Dr. Cate urges women not to make the decision whether to delay a mammogram appointment in favor of getting vaccinated.
“If you have any concern about the timing of the mammogram and relationship to the vaccine, and if you can't decide if you have lymph nodes that are enlarged, call your doctor,” Dr. Cate said, “so that decision can be made with good sound medical advice behind it.”
Q: Why is the vaccine having this impact on the lymph nodes?
A: Most patients are getting vaccinated in their deltoid. And the lymph nodes that drain that area, meaning the upper arm, are located in the arm after the axilla [a.k.a. the underarm]. So actually, having some lymph nodes that enlarged show that you're mounting an immune response to the vaccine. So, it's actually a good sign. But the question is when it interferes with breast imaging and raises that question of a false positive, that's not a good side effect of the vaccine.

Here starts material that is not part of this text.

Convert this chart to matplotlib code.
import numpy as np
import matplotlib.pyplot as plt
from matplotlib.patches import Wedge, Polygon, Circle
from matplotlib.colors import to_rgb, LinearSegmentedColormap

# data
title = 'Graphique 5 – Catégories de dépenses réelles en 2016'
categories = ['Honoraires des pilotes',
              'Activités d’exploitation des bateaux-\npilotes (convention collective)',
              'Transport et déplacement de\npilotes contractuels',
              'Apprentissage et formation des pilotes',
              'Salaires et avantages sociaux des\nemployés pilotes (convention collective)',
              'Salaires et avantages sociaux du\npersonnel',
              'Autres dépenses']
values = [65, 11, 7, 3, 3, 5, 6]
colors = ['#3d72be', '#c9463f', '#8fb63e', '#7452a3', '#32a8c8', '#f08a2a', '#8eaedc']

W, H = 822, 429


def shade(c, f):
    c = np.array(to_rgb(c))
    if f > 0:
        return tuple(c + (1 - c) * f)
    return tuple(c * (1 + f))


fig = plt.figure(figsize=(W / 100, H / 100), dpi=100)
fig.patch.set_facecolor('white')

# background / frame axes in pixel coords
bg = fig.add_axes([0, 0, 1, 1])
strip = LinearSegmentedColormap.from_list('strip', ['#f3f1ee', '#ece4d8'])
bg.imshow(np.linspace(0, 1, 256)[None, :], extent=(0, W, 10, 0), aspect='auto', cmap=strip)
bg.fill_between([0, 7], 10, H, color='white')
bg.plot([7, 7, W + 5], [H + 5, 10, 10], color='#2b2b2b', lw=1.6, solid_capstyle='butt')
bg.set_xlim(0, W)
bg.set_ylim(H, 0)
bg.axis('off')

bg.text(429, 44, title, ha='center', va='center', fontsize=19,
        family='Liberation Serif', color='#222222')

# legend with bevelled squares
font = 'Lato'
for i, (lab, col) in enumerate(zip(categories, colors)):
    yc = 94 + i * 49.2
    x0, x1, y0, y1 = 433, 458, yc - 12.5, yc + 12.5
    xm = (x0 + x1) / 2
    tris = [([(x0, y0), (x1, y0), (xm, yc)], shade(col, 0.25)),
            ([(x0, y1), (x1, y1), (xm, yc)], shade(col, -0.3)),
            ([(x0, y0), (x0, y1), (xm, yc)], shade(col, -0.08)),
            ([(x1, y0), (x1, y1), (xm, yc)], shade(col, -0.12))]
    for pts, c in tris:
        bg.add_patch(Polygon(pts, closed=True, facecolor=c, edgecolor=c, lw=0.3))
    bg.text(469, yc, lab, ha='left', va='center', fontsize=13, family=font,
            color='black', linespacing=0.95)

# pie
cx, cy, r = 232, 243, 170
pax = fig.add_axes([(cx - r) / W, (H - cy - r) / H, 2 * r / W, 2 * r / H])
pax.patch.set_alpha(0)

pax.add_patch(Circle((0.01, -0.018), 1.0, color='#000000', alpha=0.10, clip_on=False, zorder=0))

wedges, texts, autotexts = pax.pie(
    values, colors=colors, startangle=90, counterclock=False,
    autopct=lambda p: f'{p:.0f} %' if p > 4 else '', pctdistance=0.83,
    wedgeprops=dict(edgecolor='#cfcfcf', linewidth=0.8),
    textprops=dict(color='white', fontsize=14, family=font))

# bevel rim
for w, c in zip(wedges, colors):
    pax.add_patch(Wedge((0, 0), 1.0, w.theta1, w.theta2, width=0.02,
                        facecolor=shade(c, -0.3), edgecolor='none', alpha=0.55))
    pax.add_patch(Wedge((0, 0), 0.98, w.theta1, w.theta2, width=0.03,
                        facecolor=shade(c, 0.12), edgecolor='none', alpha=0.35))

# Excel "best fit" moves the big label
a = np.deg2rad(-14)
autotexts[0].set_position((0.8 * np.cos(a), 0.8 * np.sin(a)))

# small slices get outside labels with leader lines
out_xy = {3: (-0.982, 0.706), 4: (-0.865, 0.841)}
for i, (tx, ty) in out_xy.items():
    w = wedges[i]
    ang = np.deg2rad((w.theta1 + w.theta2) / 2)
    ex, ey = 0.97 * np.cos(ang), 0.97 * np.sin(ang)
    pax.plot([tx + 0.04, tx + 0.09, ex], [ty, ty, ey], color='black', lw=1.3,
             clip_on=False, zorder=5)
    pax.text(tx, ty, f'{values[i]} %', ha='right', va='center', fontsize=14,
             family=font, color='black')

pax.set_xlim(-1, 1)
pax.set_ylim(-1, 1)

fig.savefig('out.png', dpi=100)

Q. That was my next question; in the past, pre-COVID-19, when someone would come in for a mammogram and have an inflamed lymph node, what would that indicate?
A. Enlarged lymph nodes and inflamed lymph node can be anything from the benign reasons; sometimes even hair removal can cause an inflamed lymph node underneath the armpit. But the most concerning sign of an enlarged lymph node is that it's breast cancer that spread to the lymph nodes underneath the armpit on that side, or that it's a breast cancer that started in the lymph nodes or that it's a lymphoma. So, we have to rule that out. And prior to the current vaccine, really, anyone with an enlarged lymph node was treated as if they had a cancer until we got the answer that they did not.
Q. If you have had a mammogram scheduled around the time of a vaccine, which one should you do first, which is more important at this point?
A. There were a lot of delays in screening mammography due to COVID-19. So, we really don't want to tell patients not to get a mammogram, especially if they missed one in 2020. But especially for patients that can feel lymph nodes right after the vaccine, I would say push the mammogram for about three weeks, just delay it or call your doctor and say, ‘what is the concern here? Is this just a screening mammogram that I'm going for because I'm 41,’ or was it something that your doctor felt and wanted to get worked up more quickly?
Q. If it’s just a reaction to the vaccine, what should it feel like?
A. Lymph nodes that are what we call reactive, which means that they're caused by something that's external to the body and they're benign, which means they're not part of the cancer process and they'll go away. They are usually very mobile, they're usually very soft, they're usually very squishy. Cancer lymph nodes are more likely to be multiple, they're more likely to be firm or hard. They're less likely to be painful and they're less likely to slowly shrink over the course of a few days.
Q. Some might feel like putting off that mammogram appointment may not be such a big deal for a year or so because cancers usually grow slowly.
A. Yes, the garden variety of breast cancer is usually a slow growing, slow dividing type of cell, but there are some subtypes of breast cancer that are more aggressive that will spread more quickly. The problem is that you really don't know how a cancer will behave. A lot of times in younger patients, cancers that should be more indolent will be more aggressive. We see this a lot in pregnancy associated breast cancers where a regular, slow growing, breast cancer can get supercharged because of the hormones. The question is, obviously, had we diagnosed it last year, what would the stage difference be? And we don't have that data yet, but we're certainly seeing a lot of later stage cancers already.